What does multicore assembly language look like?

Once upon a time, to write x86 assembler, for example, you would have instructions stating "load the EDX register with the value 5", "increment the EDX" register, etc.

With modern CPUs that have 4 cores (or even more), at the machine code level does it just look like there are 4 separate CPUs (i.e. are there just 4 distinct "EDX" registers) ? If so, when you say "increment the EDX register", what determines which CPU's EDX register is incremented? Is there a "CPU context" or "thread" concept in x86 assembler now?

How does communication/synchronization between the cores work?

If you were writing an operating system, what mechanism is exposed via hardware to allow you to schedule execution on different cores? Is it some special priviledged instruction(s)?

If you were writing an optimizing compiler/bytecode VM for a multicore CPU, what would you need to know specifically about, say, x86 to make it generate code that runs efficiently across all the cores?

What changes have been made to x86 machine code to support multi-core functionality?

Solution

This isn't a direct answer to the question, but it's an answer to a question that appears in the comments. Essentially, the question is what support the hardware gives to multi-core operation, the ability to run multiple software threads at truly the same time, without software context-switching between them. (Sometimes called an SMP system).

Nicholas Flynt had it right, at least regarding x86. In a multi-core environment (Hyper-threading, multi-core or multi-processor), the Bootstrap core (usually hardware-thread (aka logical core) 0 in core 0 in processor 0) starts up fetching code from address 0xfffffff0. All the other cores (hardware threads) start up in a special sleep state called Wait-for-SIPI. As part of its initialization, the primary core sends a special inter-processor-interrupt (IPI) over the APIC called a SIPI (Startup IPI) to each core that is in WFS. The SIPI contains the address from which that core should start fetching code.

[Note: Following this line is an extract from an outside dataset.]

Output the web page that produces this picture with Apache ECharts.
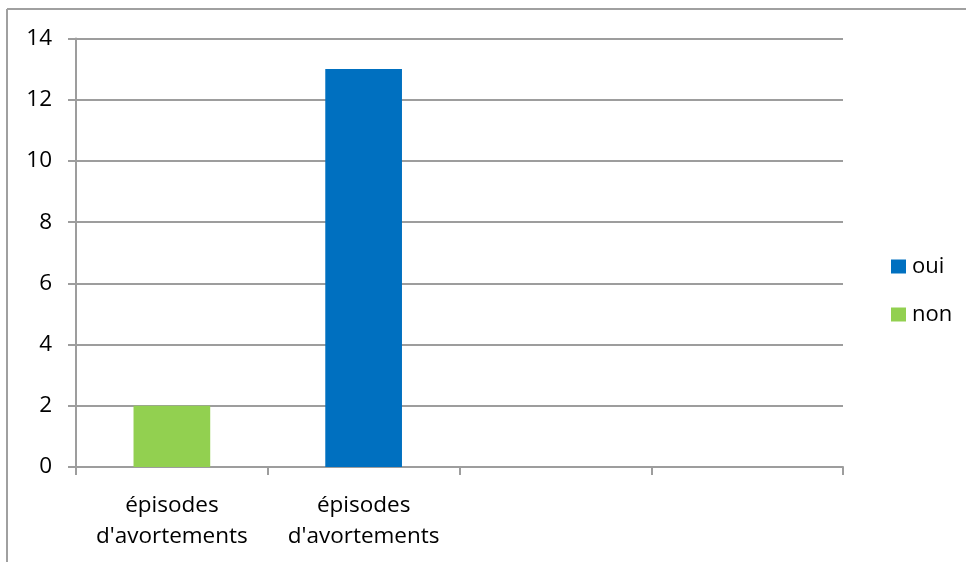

This mechanism allows each core to execute code from a different address. All that's needed is software support for each hardware core to set up its own tables and messaging queues.

The OS uses those to do the actual multi-threaded scheduling of software tasks. (A normal OS only has to bring up other cores once, at bootup, unless you're hot-plugging CPUs, e.g. in a virtual machine. This is separate from starting or migrating software threads onto those cores. Each core is running the kernel, which spends its time calling a sleep function to wait for an interrupt if there isn't anything else for it to be doing.)

As far as the actual assembly is concerned, as Nicholas wrote, there's no difference between the assemblies for a single threaded or multi threaded application. Each core has its own register set (execution context), so writing:

mov edx, 0

will only update EDX for the currently running thread. There's no way to modify EDX on another processor using a single assembly instruction. You need some sort of system call to ask the OS to tell another thread to run code that will update its own EDX.